Other information gathered in the EA addressed the major sources of water loss from the Chain and the rivers, which include water withdrawals for cranberry operations, private irrigation, evaporation, and plant transpiration. It also evaluated other issues such as water quality, aquatic habitat with discussion of the functions and values of wetlands, fisheries populations and habitats, wildlife populations including birds, mammals, amphibians and reptiles, and mussels, wild rice habitat, and cultural values such as local economics, land values, recreational uses, and shoreline structures.
Cranberry Growers Water Withdrawals
The entire EA is thorough, essential reading and quite revealing. For instance, the EA quantifies what the actual water withdrawals are from the three cranberry operations around the Manitowish and Trout Rivers.
Cranberry production uses water to irrigate cranberries during the growing season, to flood beds for harvest in August, to flood beds in winter to protect the vines from freezing/drying, and to either flood beds or irrigate to protect the plants from frost in the spring.
Approximately 960 acres of cranberry production is located downstream of Wild Rice Lake where pumps keep water levels high on Little Trout Lake, from which water is then pumped or flowed to individual cranberry beds. Water diverted to these cranberry beds is likely not returned to the Manitowish Chain because it is located in the Bear River sub-watershed.

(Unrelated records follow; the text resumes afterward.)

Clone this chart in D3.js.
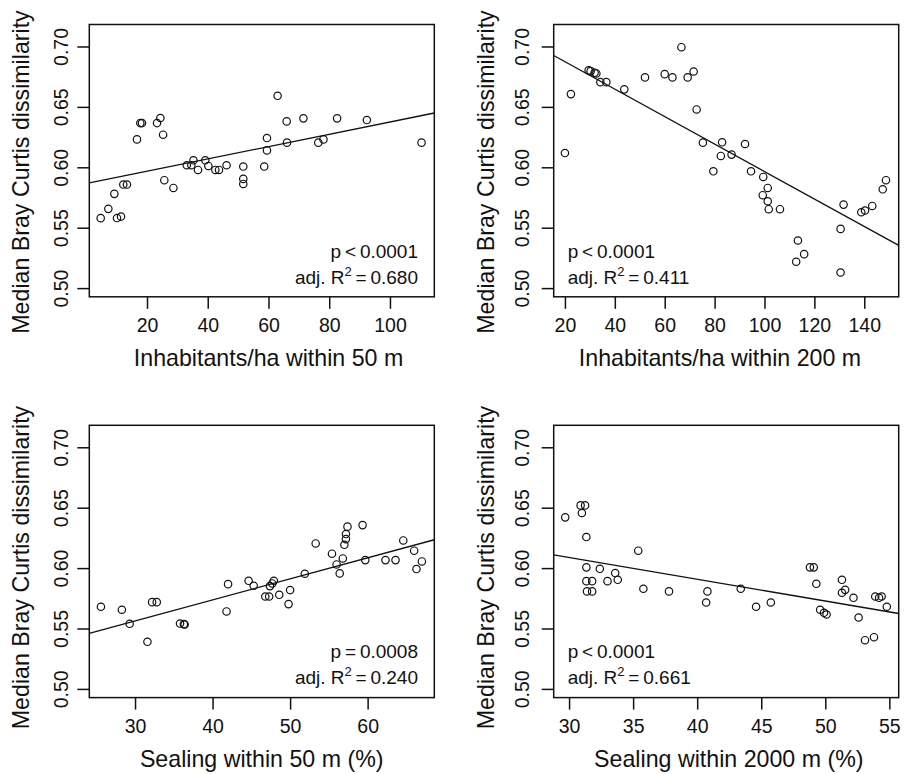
<!DOCTYPE html>
<html><head><meta charset="utf-8">
<script src="https://cdn.jsdelivr.net/npm/d3@7/dist/d3.min.js"></script>
<style>body{margin:0;background:#fff} svg{display:block}</style>
</head><body>
<svg id="chart" width="910" height="774"></svg>
<script>
// ---------- data ----------
const inhab50 = [4.75,7.27,9.25,10.12,11.44,12.2,13.4,16.7,17.8,18.35,23.3,24.4,25.3,25.7,28.7,33.1,34.6,35.3,36.8,39.2,40.2,42.5,43.7,46.2,51.7,51.7,51.7,58.6,59.5,59.5,63.0,66.0,66.1,71.5,76.4,78.1,82.6,92.4,110.4];
const brayInhab50 = [0.5579,0.5656,0.578,0.558,0.5592,0.5857,0.5857,0.6231,0.6366,0.6366,0.6366,0.6408,0.627,0.5893,0.5829,0.6017,0.6017,0.6058,0.5978,0.6058,0.6011,0.5978,0.5978,0.6017,0.6006,0.5904,0.5862,0.6006,0.614,0.6242,0.6592,0.638,0.6204,0.6405,0.6204,0.6231,0.6405,0.6391,0.6204];

const inhab200 = [20.0,22.4,29.5,30.3,31.9,32.6,34.2,36.6,43.8,52.1,60.0,63.1,66.7,69.2,71.6,72.8,75.3,79.5,82.5,83.0,86.8,92.2,94.6,99.5,99.3,101.3,101.3,101.7,106.2,113.4,112.7,115.9,130.5,130.5,131.7,138.8,140.3,143.2,147.4,148.7];
const brayInhab200 = [0.6118,0.6606,0.6802,0.6796,0.6782,0.6777,0.6705,0.6705,0.6645,0.6744,0.6771,0.6744,0.6994,0.6744,0.6793,0.6479,0.6204,0.5967,0.6094,0.6207,0.6105,0.6193,0.5967,0.592,0.5769,0.5829,0.5719,0.5653,0.5653,0.5394,0.5218,0.5281,0.549,0.5129,0.5691,0.5628,0.5642,0.568,0.5818,0.5893];

const seal50 = [25.6,28.3,29.3,31.6,32.2,32.8,35.8,36.3,36.4,41.8,42.0,44.65,45.3,46.8,47.3,47.4,47.7,47.9,48.6,49.8,50.0,51.9,53.3,55.4,56.0,56.4,56.8,57.0,57.2,57.2,57.4,59.35,59.7,62.3,63.6,64.6,66.0,66.3,67.0];
const braySeal50 = [0.568,0.5655,0.5539,0.539,0.5718,0.5718,0.5541,0.5536,0.5533,0.5641,0.5867,0.5895,0.5854,0.5765,0.5765,0.5851,0.5873,0.5895,0.5779,0.5702,0.5818,0.5953,0.6204,0.6119,0.603,0.5956,0.608,0.6193,0.624,0.6282,0.6343,0.6356,0.6066,0.6066,0.6066,0.6229,0.6144,0.5992,0.6055];

const seal2000 = [29.7,30.9,31.25,31.0,31.35,31.35,31.35,31.8,31.4,31.8,32.4,33.0,33.6,33.8,35.4,35.8,37.8,40.7,40.8,43.4,44.6,45.75,48.8,49.1,49.3,49.6,49.9,50.1,51.3,51.3,51.55,52.2,52.6,53.1,53.8,53.9,54.2,54.4,54.8];
const braySeal2000 = [0.642,0.6519,0.6519,0.6456,0.6257,0.6006,0.5892,0.5892,0.5807,0.5807,0.5994,0.5892,0.5959,0.5903,0.6144,0.5829,0.5807,0.5715,0.5807,0.5829,0.568,0.5715,0.6006,0.6006,0.587,0.5655,0.563,0.5616,0.5903,0.5796,0.582,0.5754,0.5591,0.5403,0.5428,0.5765,0.5754,0.5765,0.568];

const fitIntercepts = [0.5865, 0.7102, 0.5041, 0.663];
const fitSlopes = [0.00051, -0.001137, 0.00174, -0.001805];

const xTicks50 = [20,40,60,80,100];
const xTicks200 = [20,40,60,80,100,120,140];
const xTicksSeal50 = [30,40,50,60];
const xTicksSeal2000 = [30,35,40,45,50,55];
const yTicks = [0.50,0.55,0.60,0.65,0.70];

const xTitles = ["Inhabitants/ha within 50 m","Inhabitants/ha within 200 m","Sealing within 50 m (%)","Sealing within 2000 m (%)"];
const yTitle = "Median Bray Curtis dissimilarity";
const pLabels = ["p\u2009<\u20090.0001","p\u2009<\u20090.0001","p\u2009=\u20090.0008","p\u2009<\u20090.0001"];
const r2Values = ["0.680","0.411","0.240","0.661"];

// ---------- layout ----------
const panels = [
  {xs: inhab50, ys: brayInhab50, ticks: xTicks50, xDom: [1.0,114.6], left: 89.3, top: 24.5, titleX: 268.5, titleY: 172, tickLabX: 68.3, statAnchor: "end", statX: 418},
  {xs: inhab200, ys: brayInhab200, ticks: xTicks200, xDom: [15.5,153.8], left: 553.7, top: 24.5, titleX: 720, titleY: 172, tickLabX: 529, statAnchor: "start", statX: 567.7},
  {xs: seal50, ys: braySeal50, ticks: xTicksSeal50, xDom: [24.1,68.6], left: 89.3, top: 425.3, titleX: 261.7, titleY: 567.5, tickLabX: 68.3, statAnchor: "end", statX: 418},
  {xs: seal2000, ys: braySeal2000, ticks: xTicksSeal2000, xDom: [28.8,55.73], left: 553.7, top: 425.3, titleX: 728.8, titleY: 567.5, tickLabX: 529, statAnchor: "start", statX: 567.7}
];
const W = 345, H = 272.3;
const yDom = [0.4928, 0.7182];
const font = "'Liberation Sans', Arial, Helvetica, sans-serif";
const ink = "#111";

const svg = d3.select("#chart");

panels.forEach((p, i) => {
  const x = d3.scaleLinear().domain(p.xDom).range([p.left, p.left + W]);
  const y = d3.scaleLinear().domain(yDom).range([p.top + H, p.top]);
  const g = svg.append("g");
  const clipId = "clip" + i;
  svg.append("clipPath").attr("id", clipId).append("rect")
     .attr("x", p.left).attr("y", p.top).attr("width", W).attr("height", H);

  // x axis
  const xAxis = g.append("g").attr("transform", `translate(0,${p.top + H})`)
    .call(d3.axisBottom(x).tickValues(p.ticks).tickSize(12).tickFormat(d3.format("d")));
  xAxis.select(".domain").remove();
  xAxis.selectAll(".tick line").attr("stroke", ink).attr("stroke-width", 1.5);
  xAxis.selectAll(".tick text").attr("font-family", font).attr("font-size", 19.5).attr("fill", ink)
       .attr("y", 35.6).attr("dy", 0);

  // y axis
  const yAxis = g.append("g").attr("transform", `translate(${p.left},0)`)
    .call(d3.axisLeft(y).tickValues(yTicks).tickSize(12).tickFormat(d3.format(".2f")));
  yAxis.select(".domain").remove();
  yAxis.selectAll(".tick line").attr("stroke", ink).attr("stroke-width", 1.5);
  yAxis.selectAll(".tick text")
       .attr("font-family", font).attr("font-size", 19.5).attr("fill", ink)
       .attr("dy", null)
       .attr("text-anchor", "middle")
       .attr("transform", `translate(${p.tickLabX - p.left},0) rotate(-90)`)
       .attr("x", 0).attr("y", 0);

  // box
  g.append("rect").attr("x", p.left).attr("y", p.top).attr("width", W).attr("height", H)
   .attr("fill", "none").attr("stroke", ink).attr("stroke-width", 1.5);

  // regression line
  const a = fitIntercepts[i], b = fitSlopes[i];
  g.append("line").attr("clip-path", `url(#${clipId})`)
   .attr("x1", x(p.xDom[0])).attr("y1", y(a + b * p.xDom[0]))
   .attr("x2", x(p.xDom[1])).attr("y2", y(a + b * p.xDom[1]))
   .attr("stroke", ink).attr("stroke-width", 1.3);

  // points
  g.selectAll("circle.pt").data(p.xs.map((v, k) => [v, p.ys[k]])).join("circle")
   .attr("class", "pt")
   .attr("cx", d => x(d[0])).attr("cy", d => y(d[1])).attr("r", 3.7)
   .attr("fill", "none").attr("stroke", ink).attr("stroke-width", 1.2);

  // titles
  g.append("text").attr("x", p.titleX).attr("y", p.top + H + 69)
   .attr("text-anchor", "middle").attr("font-family", font).attr("font-size", 23.2).attr("fill", ink)
   .text(xTitles[i]);
  g.append("text").attr("transform", `translate(${p.left - 60},${p.titleY}) rotate(-90)`)
   .attr("text-anchor", "middle").attr("font-family", font).attr("font-size", 23.2).attr("fill", ink)
   .text(yTitle);

  // stats
  const base = p.top + 233;
  g.append("text").attr("x", p.statX).attr("y", base)
   .attr("text-anchor", p.statAnchor).attr("font-family", font).attr("font-size", 19).attr("fill", ink)
   .text(pLabels[i]);
  const t = g.append("text").attr("x", p.statX).attr("y", base + 26)
   .attr("text-anchor", p.statAnchor).attr("font-family", font).attr("font-size", 19).attr("fill", ink);
  t.append("tspan").text("adj. R");
  t.append("tspan").attr("font-size", 13).attr("dy", -8).text("2");
  t.append("tspan").attr("dy", 8).text("\u2009=\u2009" + r2Values[i]);
});
</script>
</body></html>
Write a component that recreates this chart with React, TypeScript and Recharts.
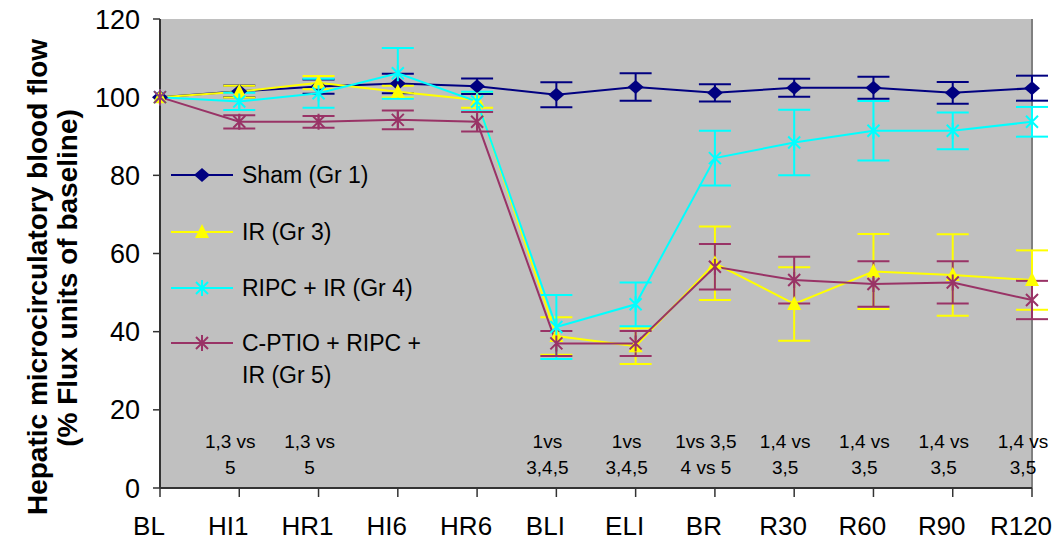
import React from 'react';
import {
  LineChart,
  Line,
  XAxis,
  YAxis,
  ErrorBar,
  ReferenceDot,
  ReferenceLine,
  CartesianGrid,
  Customized,
} from 'recharts';

// Time points
const categories = ['BL', 'HI1', 'HR1', 'HI6', 'HR6', 'BLI', 'ELI', 'BR', 'R30', 'R60', 'R90', 'R120'];

// Mean flow (% of baseline) and error per group; baseline has no error bar
const shamValues = [100, 101.5, 102.7, 103.5, 102.8, 100.6, 102.6, 101.1, 102.4, 102.4, 101.1, 102.3];
const shamErrors = [null, 1.5, 1.8, 2.5, 2, 3.2, 3.5, 2.2, 2.3, 2.8, 2.8, 3.2];

const irValues = [100, 101.4, 103.7, 101.4, 99.3, 38.9, 36.3, 57.5, 47.1, 55.4, 54.5, 53.2];
const irErrors = [null, 1.5, 1.7, 1.5, 2, 4.8, 4.6, 9.4, 9.4, 9.6, 10.4, 7.6];

const ripcValues = [100, 98.9, 101, 106.1, 98.9, 41.2, 47.0, 84.4, 88.4, 91.4, 91.4, 93.7];
const ripcErrors = [null, 2.2, 3.7, 6.5, 2.5, 8.2, 5.6, 7, 8.4, 7.6, 4.7, 3.8];

const cptioValues = [100, 93.7, 93.7, 94.2, 93.7, 37.0, 37.0, 56.6, 53.2, 52.2, 52.6, 48.1];
const cptioErrors = [null, 1.7, 1.5, 2.4, 2.5, 3.2, 3.2, 5.8, 6, 5.8, 5.4, 4.9];

const yTicks = [0, 20, 40, 60, 80, 100, 120];

// Significance notes under each time point
const noteCategories = ['HI1', 'HR1', 'BLI', 'ELI', 'BR', 'R30', 'R60', 'R90', 'R120'];
const noteLines = [
  ['1,3 vs', '5'],
  ['1,3 vs', '5'],
  ['1vs', '3,4,5'],
  ['1vs', '3,4,5'],
  ['1vs 3,5', '4 vs 5'],
  ['1,4 vs', '3,5'],
  ['1,4 vs', '3,5'],
  ['1,4 vs', '3,5'],
  ['1,4 vs', '3,5'],
];
const noteAnchorValue = 8.45;

const seriesNames = ['Sham (Gr 1)', 'IR (Gr 3)', 'RIPC + IR (Gr 4)', 'C-PTIO + RIPC +|IR (Gr 5)'];

const NAVY = '#000080';
const YELLOW = '#FFFF00';
const CYAN = '#00FFFF';
const PLUM = '#993366';
const FONT = '"Liberation Sans", Arial, sans-serif';

const data = categories.map((cat, i) => ({
  cat,
  sham: shamValues[i],
  shamErr: shamErrors[i],
  ir: irValues[i],
  irErr: irErrors[i],
  ripc: ripcValues[i],
  ripcErr: ripcErrors[i],
  cptio: cptioValues[i],
  cptioErr: cptioErrors[i],
}));

type MarkProps = { cx?: number; cy?: number; color: string };

const Diamond = ({ cx = 0, cy = 0, color }: MarkProps) => (
  <polygon points={`${cx},${cy - 7} ${cx + 8},${cy} ${cx},${cy + 7} ${cx - 8},${cy}`} fill={color} />
);

const Triangle = ({ cx = 0, cy = 0, color }: MarkProps) => (
  <polygon points={`${cx},${cy - 8} ${cx + 7},${cy + 6} ${cx - 7},${cy + 6}`} fill={color} />
);

const Star = ({ cx = 0, cy = 0, color }: MarkProps) => (
  <path
    d={`M${cx - 6},${cy - 6}L${cx + 6},${cy + 6}M${cx - 6},${cy + 6}L${cx + 6},${cy - 6}M${cx},${cy - 8}L${cx},${cy + 8}`}
    stroke={color}
    strokeWidth={2}
    fill="none"
  />
);

const markers = [Diamond, Triangle, Star, Star];
const colors = [NAVY, YELLOW, CYAN, PLUM];

const makeDot = (Mark: React.FC<MarkProps>, color: string) => (props: any) => (
  <Mark key={`${color}-${props.index}`} cx={props.cx} cy={props.cy} color={color} />
);

const NoteText = ({ cx = 0, cy = 0, lines }: { cx?: number; cy?: number; lines: string[] }) => (
  <text x={cx - 9} y={cy} textAnchor="middle" fontFamily={FONT} fontSize={19} fill="#000">
    <tspan x={cx - 9} y={cy - 13} dominantBaseline="central">
      {lines[0]}
    </tspan>
    <tspan x={cx - 9} y={cy + 13} dominantBaseline="central">
      {lines[1]}
    </tspan>
  </text>
);

// Legend block drawn inside the plot area and the rotated axis title
const Frame = () => {
  const rows = [175, 232, 288, 343];
  return (
    <g>
      {seriesNames.map((name, i) => {
        const Mark = markers[i];
        const y = rows[i];
        const parts = name.split('|');
        return (
          <g key={name}>
            <line x1={171} x2={233} y1={y} y2={y} stroke={colors[i]} strokeWidth={2} />
            <Mark cx={202} cy={y} color={colors[i]} />
            {parts.map((p, j) => (
              <text
                key={p}
                x={242}
                y={y + j * 32}
                dominantBaseline="central"
                fontFamily={FONT}
                fontSize={23}
                fill="#000"
              >
                {p}
              </text>
            ))}
          </g>
        );
      })}
      <g transform="translate(37,277) rotate(-90)">
        <text textAnchor="middle" dominantBaseline="central" fontFamily={FONT} fontWeight="bold" fontSize={28} fill="#000">
          Hepatic microcirculatory blood flow
        </text>
      </g>
      <g transform="translate(67,278) rotate(-90)">
        <text textAnchor="middle" dominantBaseline="central" fontFamily={FONT} fontWeight="bold" fontSize={28} fill="#000">
          (% Flux units of baseline)
        </text>
      </g>
    </g>
  );
};

const keys = ['sham', 'ir', 'ripc', 'cptio'];

export default function App() {
  return (
    <div style={{ position: 'absolute', left: 0, top: 0, width: 1064, height: 542, background: '#fff' }}>
      <LineChart width={1064} height={542} data={data} margin={{ top: 19, right: 32, bottom: 0, left: 100 }}>
        <CartesianGrid fill="#C0C0C0" horizontal={false} vertical={false} stroke="none" />
        <XAxis
          dataKey="cat"
          height={54}
          tickSize={9}
          tickMargin={20}
          interval={0}
          axisLine={{ stroke: '#333', strokeWidth: 2 }}
          tickLine={{ stroke: '#333', strokeWidth: 1.5 }}
          tick={{ fontFamily: FONT, fontSize: 26, fill: '#000', dx: -11 }}
          padding={{ left: 0, right: 0 }}
        />
        <YAxis
          width={60}
          domain={[0, 120]}
          ticks={yTicks}
          tickSize={7}
          tickMargin={13}
          axisLine={{ stroke: '#333', strokeWidth: 2 }}
          tickLine={{ stroke: '#333', strokeWidth: 1.5 }}
          tick={{ fontFamily: FONT, fontSize: 27, fill: '#000' }}
        />
        <ReferenceLine x="R120" stroke="#808080" strokeWidth={2} />
        {keys.map((k, i) => (
          <Line
            key={k}
            dataKey={k}
            stroke={colors[i]}
            strokeWidth={2}
            isAnimationActive={false}
            dot={makeDot(markers[i], colors[i])}
            activeDot={false}
          >
            <ErrorBar dataKey={`${k}Err`} width={16} stroke={colors[i]} strokeWidth={2} direction="y" />
          </Line>
        ))}
        {noteCategories.map((cat, i) => (
          <ReferenceDot
            key={cat}
            x={cat}
            y={noteAnchorValue}
            r={0}
            ifOverflow="visible"
            shape={(p: any) => <NoteText cx={p.cx} cy={p.cy} lines={noteLines[i]} />}
          />
        ))}
        <Customized component={Frame} />
      </LineChart>
    </div>
  );
}
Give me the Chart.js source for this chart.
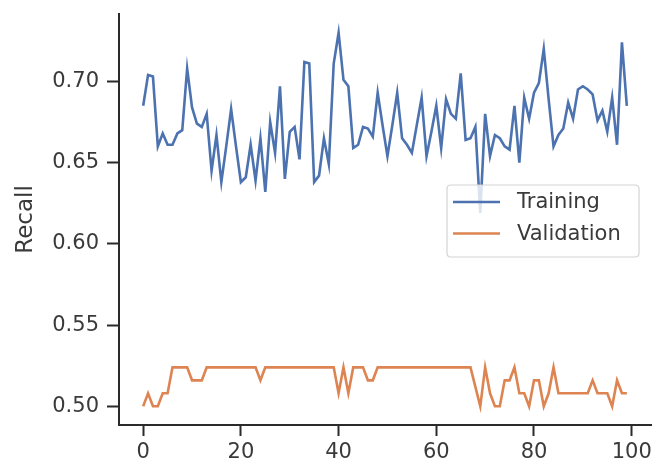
<!DOCTYPE html>
<html>
<head>
<meta charset="utf-8">
<script src="https://cdn.jsdelivr.net/npm/chart.js@4/dist/chart.umd.min.js"></script>
<style>
  html, body { margin: 0; padding: 0; background: #ffffff; }
  #wrap { width: 664px; height: 464px; position: relative; }
</style>
</head>
<body>
<div id="wrap"><canvas id="c"></canvas></div>
<script>
// ---- data ----
const epochs = Array.from({ length: 100 }, (_, i) => i);

const trainingRecall = [
  0.685, 0.704, 0.703, 0.660, 0.668, 0.661, 0.661, 0.668, 0.670, 0.708,
  0.684, 0.674, 0.672, 0.680, 0.645, 0.667, 0.638, 0.660, 0.683, 0.660,
  0.638, 0.641, 0.661, 0.639, 0.665, 0.632, 0.675, 0.656, 0.697, 0.640,
  0.669, 0.672, 0.652, 0.712, 0.711, 0.638, 0.642, 0.665, 0.649, 0.711,
  0.730, 0.701, 0.697, 0.659, 0.661, 0.672, 0.671, 0.666, 0.693, 0.673,
  0.654, 0.673, 0.693, 0.665, 0.661, 0.656, 0.673, 0.690, 0.654, 0.669,
  0.685, 0.659, 0.689, 0.680, 0.677, 0.705, 0.664, 0.665, 0.672, 0.619,
  0.680, 0.654, 0.667, 0.665, 0.660, 0.658, 0.685, 0.650, 0.690, 0.677,
  0.693, 0.699, 0.720, 0.689, 0.660, 0.667, 0.671, 0.687, 0.677, 0.695,
  0.697, 0.695, 0.692, 0.676, 0.682, 0.669, 0.690, 0.661, 0.724, 0.685
];

const validationRecall = [
  0.500, 0.508, 0.500, 0.500, 0.508, 0.508, 0.524, 0.524, 0.524, 0.524,
  0.516, 0.516, 0.516, 0.524, 0.524, 0.524, 0.524, 0.524, 0.524, 0.524,
  0.524, 0.524, 0.524, 0.524, 0.516, 0.524, 0.524, 0.524, 0.524, 0.524,
  0.524, 0.524, 0.524, 0.524, 0.524, 0.524, 0.524, 0.524, 0.524, 0.524,
  0.508, 0.524, 0.508, 0.524, 0.524, 0.524, 0.516, 0.516, 0.524, 0.524,
  0.524, 0.524, 0.524, 0.524, 0.524, 0.524, 0.524, 0.524, 0.524, 0.524,
  0.524, 0.524, 0.524, 0.524, 0.524, 0.524, 0.524, 0.524, 0.512, 0.500,
  0.524, 0.508, 0.500, 0.500, 0.516, 0.516, 0.524, 0.508, 0.508, 0.500,
  0.516, 0.516, 0.500, 0.508, 0.524, 0.508, 0.508, 0.508, 0.508, 0.508,
  0.508, 0.508, 0.516, 0.508, 0.508, 0.508, 0.500, 0.516, 0.508, 0.508
];

const seriesNames = ['Training', 'Validation'];
const xTickValues = [0, 20, 40, 60, 80, 100];
const yTickValues = [0.50, 0.55, 0.60, 0.65, 0.70];
const yAxisTitle = 'Recall';

// ---- chart ----
const FONT = "'DejaVu Sans', 'Liberation Sans', sans-serif";
const TEXT = '#3a3a3a';
const AXIS = '#2b2b2b';

const toPoints = (vals) => vals.map((v, i) => ({ x: epochs[i], y: v }));

const legendBox = {
  id: 'legendBox',
  afterDatasetsDraw(chart) {
    const ctx = chart.ctx;
    const bx = 447, by = 185, bw = 192, bh = 72, r = 4;
    ctx.save();
    ctx.beginPath();
    ctx.moveTo(bx + r, by);
    ctx.lineTo(bx + bw - r, by);
    ctx.quadraticCurveTo(bx + bw, by, bx + bw, by + r);
    ctx.lineTo(bx + bw, by + bh - r);
    ctx.quadraticCurveTo(bx + bw, by + bh, bx + bw - r, by + bh);
    ctx.lineTo(bx + r, by + bh);
    ctx.quadraticCurveTo(bx, by + bh, bx, by + bh - r);
    ctx.lineTo(bx, by + r);
    ctx.quadraticCurveTo(bx, by, bx + r, by);
    ctx.closePath();
    ctx.fillStyle = 'rgba(255,255,255,0.8)';
    ctx.fill();
    ctx.lineWidth = 1.2;
    ctx.strokeStyle = '#d4d4d4';
    ctx.stroke();
    chart.data.datasets.forEach((ds, k) => {
      const y = 202 + k * 31.5;
      ctx.beginPath();
      ctx.moveTo(453, y);
      ctx.lineTo(500, y);
      ctx.lineWidth = 2.6;
      ctx.strokeStyle = ds.borderColor;
      ctx.stroke();
      ctx.fillStyle = TEXT;
      ctx.font = '21px ' + FONT;
      ctx.textBaseline = 'middle';
      ctx.textAlign = 'left';
      ctx.fillText(ds.label, 517, y + 1);
    });
    ctx.restore();
  }
};

new Chart(document.getElementById('c'), {
  type: 'line',
  data: {
    datasets: [
      {
        label: seriesNames[0],
        data: toPoints(trainingRecall),
        borderColor: '#4c72b0',
        borderWidth: 2.6,
        pointRadius: 0,
        tension: 0,
        fill: false
      },
      {
        label: seriesNames[1],
        data: toPoints(validationRecall),
        borderColor: '#dd8452',
        borderWidth: 2.6,
        pointRadius: 0,
        tension: 0,
        fill: false
      }
    ]
  },
  options: {
    responsive: true,
    maintainAspectRatio: false,
    animation: false,
    devicePixelRatio: 1,
    layout: { padding: { left: 0, top: 14, right: 13, bottom: 0 } },
    plugins: {
      legend: { display: false },
      tooltip: { enabled: false },
      title: { display: false }
    },
    scales: {
      x: {
        type: 'linear',
        min: -4.95,
        max: 103.95,
        afterBuildTicks: (axis) => { axis.ticks = xTickValues.map(v => ({ value: v })); },
        afterFit: (scale) => {
          scale.height = 39;
          scale.paddingLeft = 0;
          scale.paddingRight = 0;
        },
        grid: {
          drawOnChartArea: false,
          drawTicks: true,
          tickLength: 11,
          tickWidth: 2,
          tickColor: AXIS
        },
        border: { display: true, color: AXIS, width: 2 },
        ticks: {
          color: TEXT,
          font: { family: FONT, size: 21 },
          padding: 4,
          maxRotation: 0,
          callback: (v) => String(v)
        }
      },
      y: {
        type: 'linear',
        min: 0.4885,
        max: 0.7415,
        afterBuildTicks: (axis) => { axis.ticks = yTickValues.map(v => ({ value: v })); },
        afterFit: (scale) => {
          scale.width = 119;
          scale.paddingTop = 0;
          scale.paddingBottom = 0;
        },
        grid: {
          drawOnChartArea: false,
          drawTicks: true,
          tickLength: 12,
          tickWidth: 2,
          tickColor: AXIS
        },
        border: { display: true, color: AXIS, width: 2 },
        ticks: {
          color: TEXT,
          font: { family: FONT, size: 21 },
          padding: 8,
          callback: (v) => v.toFixed(2)
        },
        title: {
          display: true,
          text: yAxisTitle,
          color: TEXT,
          font: { family: FONT, size: 23 },
          padding: { top: 12, bottom: 0 }
        }
      }
    }
  },
  plugins: [legendBox]
});
</script>
</body>
</html>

The pumping station is only operated when water levels on Little Trout Lake are low during dry years. In 2007, a drought year, operating records indicate that pumping occurred 24 hours a day from June to October. Given the 10-14 cfs pumping rate from this operation, the USGS estimated the amount of water withdrawn from the Chain and diverted to Little Trout Lake ranged from 11 to 27% of the natural inflow of the river.
Another cranberry pumping station located upstream of Wild Rice Lake is used to keep water levels high on Great and Little Corn Lakes. Approximately 177 acres of cranberry production occurs in this location. This cranberry operation diverts from 2 to 100 percent of the flow of the Trout River when the pumps are turned on. For example, on December 11, 2009, USGS measured 2.41 cfs below the pumps and 25.0 cfs upstream (a diversion of 22 cfs). This means that under low flow conditions, the pumping rates can and were measured by the USGS gage to temporarily reverse the direction of flow on the Trout River.
The third cranberry pumping location has approximately 41 acres of cranberry beds and takes water out of Alder Lake, recycling it directly back to where it was withdrawn minus losses due to evaporation and evapotranspiration.
A fourth operation is currently under construction in the watershed that will have approximately 20 acres of cranberry beds, and which will divert water from Lower Gresham Lake. The outlet of this lake is Gresham Creek, which is a tributary to the Trout River upstream of Wild Rice Lake.
Operating Order Yet to Come
The draft EA is available for public review and can be downloaded at: http://dnr.wi.gov/water/basin/upwis/restlakedam.
Comments on the draft EA need to be received by the DNR by 10/31/12. An updated Rest Lake Dam operating order will be drafted after the certification of the EA.
I highly recommend reading the EA. It’s a lesson in the complexity of natural systems and our relationships to them. My hope is that objective and bighearted discussion will follow, the sustainable management of the rivers and the Chain will ensue, and people will come together to work with the DNR to optimize the health and integrity of the rivers and lakes throughout this watershed.